I'll be taking over Peter Finch's Western Mail books column from Saturday 11 June, so this will be a chance for me to support writers by getting news of their titles out there earlier. Will also take a look at UK booktrade trends and news as well as what's going on right here, and throw in some tasters from the current magazine as it develops. Any publishers listening: please send me your titles as far in advance as possible!
Speaking of which, just placed a batch of books for review in the mag. Unfortunately, said reviews won't appear until December because of our long lead-in, which does have its pros and cons. But these titles - a mix of nonfiction, poetry, literary, historical and speculative novels, short fiction and criticism - deserve an airing right now. This is the list: order your copy now but don't forget: you heard it here first. We are here to support writers and readers. Please support us right back by subscribing!

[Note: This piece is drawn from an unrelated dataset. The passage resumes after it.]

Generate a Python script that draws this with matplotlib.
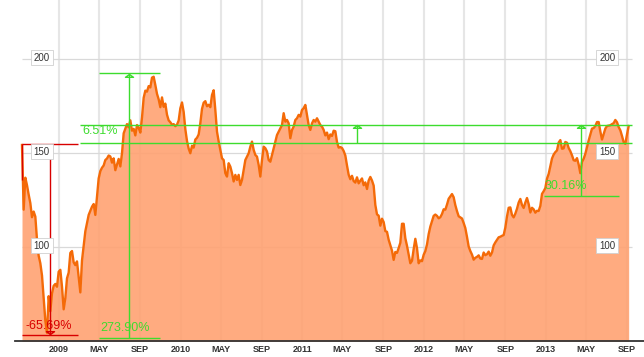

Dovetail, contemporary novel by Jeremy Hughes (launched last week in Abergavenny)
Clay, historical novel by Gladys Mary Coles (longlisted last month for Book of the Year)
The Wild Rover, Mike Parker, nonfiction on the politics of footpaths by the witty former stand-up
The Keys to Babylon by Robert Minhinnick, geopolitics meets magic realist short fiction, the fruit of ACW Creative Wales award
A Year of Flowers, John Barnie, nature poetry
Sound Archive, Nerys Williams, and Welcome Back to the Country, Graham Clifford - collection and pamphlet by two emerging poets, the latter a winner of the independent brewery-sponsored Purple Moose Award
Everything I Found on the Beach by Cynan Jones, novella by Aberaeron's King of Concise, author of The Long Dry
In the Shadow of the Pulpit, Welsh Writers and Welsh Nonconformity by M Wynn Thomas, Wales' foremost literary critic. Longlisted for Book of the Year
A Fish Trapped inside the Wind, novel set in Belgium with a touch of magic realism, by Christien Gholson, American living in Swansea
Terminal World by Alastair Reynolds, surprise entry for speculative novel at last week's Book of the Year shortlisting.